At Microsoft Build Developers Conference 2017, the Redmond giant announced Fluent Design System for the future of Windows 10. Since Windows 8, Microsoft’s design pattern follows a familiar flat design known previously as Metro UI, a theme if one would remember, a turn back of the clock during the times of Windows 1. Microsoft improved its Metro UI but due to copyright concerns Microsoft had to renamed it into Modern UI in its succeeding updates of Windows 8 then was further developed in Windows 10.
Since Metro’s existence, users were divided regarding the UI changes that Microsoft implemented, While some would say that the Modern UI is fine and usable, many would beg to disagree stating that the UI is too flat and plain, we little less distinction between objects across the desktop. Microsoft as it changes it perception towards modernizing its core operating system now listens to users concerns and that woes turns into something that we could look forward to with Fluent Design System.

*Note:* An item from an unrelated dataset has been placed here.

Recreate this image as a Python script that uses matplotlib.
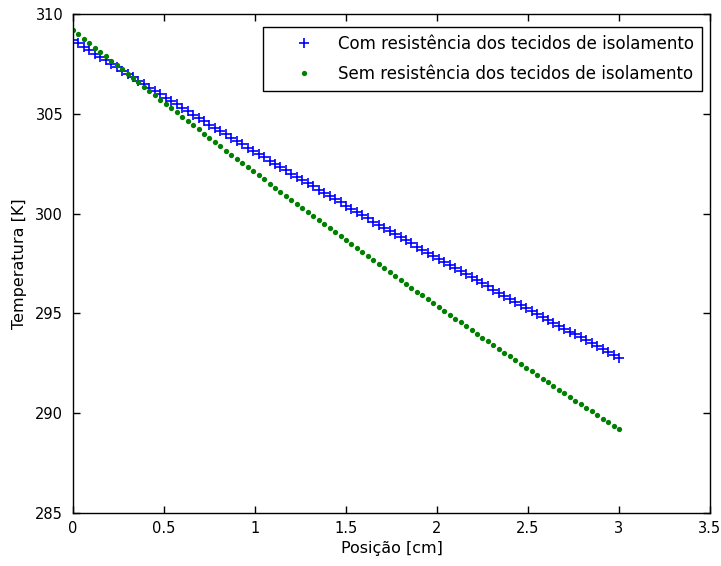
import matplotlib
matplotlib.use("Agg")
import matplotlib.pyplot as plt

# posições [cm], passo 0.03
posicao = [0.00, 0.03, 0.06, 0.09, 0.12, 0.15, 0.18, 0.21, 0.24, 0.27,
           0.30, 0.33, 0.36, 0.39, 0.42, 0.45, 0.48, 0.51, 0.54, 0.57,
           0.60, 0.63, 0.66, 0.69, 0.72, 0.75, 0.78, 0.81, 0.84, 0.87,
           0.90, 0.93, 0.96, 0.99, 1.02, 1.05, 1.08, 1.11, 1.14, 1.17,
           1.20, 1.23, 1.26, 1.29, 1.32, 1.35, 1.38, 1.41, 1.44, 1.47,
           1.50, 1.53, 1.56, 1.59, 1.62, 1.65, 1.68, 1.71, 1.74, 1.77,
           1.80, 1.83, 1.86, 1.89, 1.92, 1.95, 1.98, 2.01, 2.04, 2.07,
           2.10, 2.13, 2.16, 2.19, 2.22, 2.25, 2.28, 2.31, 2.34, 2.37,
           2.40, 2.43, 2.46, 2.49, 2.52, 2.55, 2.58, 2.61, 2.64, 2.67,
           2.70, 2.73, 2.76, 2.79, 2.82, 2.85, 2.88, 2.91, 2.94, 2.97,
           3.00]

# com resistência dos tecidos de isolamento [K]
temp_com = [308.70, 308.53, 308.35, 308.18, 308.01, 307.84, 307.67, 307.50, 307.33, 307.16,
            306.99, 306.82, 306.65, 306.48, 306.31, 306.14, 305.97, 305.80, 305.63, 305.47,
            305.30, 305.13, 304.96, 304.80, 304.63, 304.46, 304.30, 304.13, 303.97, 303.80,
            303.64, 303.47, 303.31, 303.14, 302.98, 302.82, 302.65, 302.49, 302.33, 302.17,
            302.00, 301.84, 301.68, 301.52, 301.36, 301.20, 301.04, 300.88, 300.72, 300.56,
            300.40, 300.24, 300.08, 299.92, 299.76, 299.60, 299.45, 299.29, 299.13, 298.97,
            298.82, 298.66, 298.51, 298.35, 298.19, 298.04, 297.88, 297.73, 297.57, 297.42,
            297.27, 297.11, 296.96, 296.81, 296.65, 296.50, 296.35, 296.19, 296.04, 295.89,
            295.74, 295.59, 295.44, 295.29, 295.14, 294.99, 294.84, 294.69, 294.54, 294.39,
            294.24, 294.09, 293.95, 293.80, 293.65, 293.50, 293.36, 293.21, 293.06, 292.92,
            292.77]

# sem resistência dos tecidos de isolamento [K]
temp_sem = [309.20, 308.98, 308.76, 308.54, 308.32, 308.10, 307.88, 307.66, 307.44, 307.22,
            307.00, 306.79, 306.57, 306.35, 306.14, 305.92, 305.71, 305.49, 305.28, 305.07,
            304.85, 304.64, 304.43, 304.22, 304.00, 303.79, 303.58, 303.37, 303.16, 302.95,
            302.74, 302.53, 302.33, 302.12, 301.91, 301.71, 301.50, 301.29, 301.09, 300.88,
            300.68, 300.47, 300.27, 300.07, 299.86, 299.66, 299.46, 299.26, 299.06, 298.86,
            298.66, 298.46, 298.26, 298.06, 297.86, 297.66, 297.46, 297.26, 297.07, 296.87,
            296.68, 296.48, 296.28, 296.09, 295.90, 295.70, 295.51, 295.32, 295.12, 294.93,
            294.74, 294.55, 294.36, 294.17, 293.98, 293.79, 293.60, 293.41, 293.22, 293.03,
            292.85, 292.66, 292.47, 292.29, 292.10, 291.92, 291.73, 291.55, 291.36, 291.18,
            291.00, 290.81, 290.63, 290.45, 290.27, 290.09, 289.91, 289.73, 289.55, 289.37,
            289.19]

xticks = [0, 0.5, 1, 1.5, 2, 2.5, 3, 3.5]
yticks = [285, 290, 295, 300, 305, 310]

plt.rcParams["font.family"] = ["DejaVu Sans"]
plt.rcParams["font.size"] = 11

fig = plt.figure(figsize=(7.21, 5.66), dpi=100)
ax = fig.add_axes([0.1012, 0.0936, 0.8835, 0.8817])

ax.plot(posicao, temp_com, linestyle="none", marker="+", color=(0, 0, 1),
        markersize=7.5, markeredgewidth=1.2,
        label="Com resistência dos tecidos de isolamento")
ax.plot(posicao, temp_sem, linestyle="none", marker="o", color=(0, 0.5, 0),
        markersize=3.8, markeredgewidth=0,
        label="Sem resistência dos tecidos de isolamento")

ax.set_xlim(0, 3.5)
ax.set_ylim(285, 310)
ax.set_xticks(xticks)
ax.set_xticklabels(["0", "0.5", "1", "1.5", "2", "2.5", "3", "3.5"])
ax.set_yticks(yticks)
ax.tick_params(direction="in", top=True, right=True, length=5, width=1,
               labelsize=10.5)
ax.tick_params(axis="x", pad=6)
ax.tick_params(axis="y", pad=7)
for s in ax.spines.values():
    s.set_linewidth(1)

ax.set_xlabel("Posição [cm]", fontsize=11.5, labelpad=3)
ax.set_ylabel("Temperatura [K]", fontsize=11.5, labelpad=6)

leg = ax.legend(loc="upper right", bbox_to_anchor=(0.9874, 0.974),
                fontsize=12, fancybox=False, edgecolor="black", framealpha=1,
                borderpad=0.5, labelspacing=0.68, handletextpad=0.0,
                handlelength=4.0, borderaxespad=0)
leg.get_frame().set_linewidth(1)

fig.savefig("out.png", dpi=100)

Microsoft’s new Fluent Design has been around internally and is available for Windows Insiders in the fast ring known as Project Neon. The new design languages has Five Principles which will help developers create more interactive user interface for apps. These are the principles for a modern UI design implemented by Fluent Design: Depth, Material, Light, Scale and Motion. These principles are a result of an ever continuing progress in interface design and the collaboration of different platforms driven by the same core components that Microsoft deploys.
For more than 4 years, this is the first major upgrade for a Windows interface, Microsoft is in fact incorporating some of these new design changes in its next and upcoming Windows 10 update simply known as the “Fall Creators Update”. The update is expected to roll out by September to all Windows 10 devices. The new design philosophies is not limited to the Windows ecosystem alone as Microsoft will be implementing these new UI elements to all Microsoft apps across different platforms including iOS and Android.
One of the first to benefit from these principles is the world of virtual interactivity or in Virtual Reality (VR) environments, all these physical aspects invoke from these UI elements are as a result of optimized VR user experience. If one would have to analyze it, it seems like the whole concept itself is designed for the environment conceptualize by Hololens. Fluent Design itself should sit natively with the core user experience inside the virtualized environment that has a physical perception of elements with depth and scale involved.
In Windows, Fluent Design enables Microsoft to add depth, light and all other principles to influence how users would interact with Windows. It adds a layer of focus, a sense of priority and simplicity which could make working with Windows 10 more immersive and productive altogether.
Microsoft will be rolling out these features to Windows in phases and apps should see these design changes pretty soon. Like we’ve already said, these elements are all coming with the Fall Creators update which will be coming in the next few months.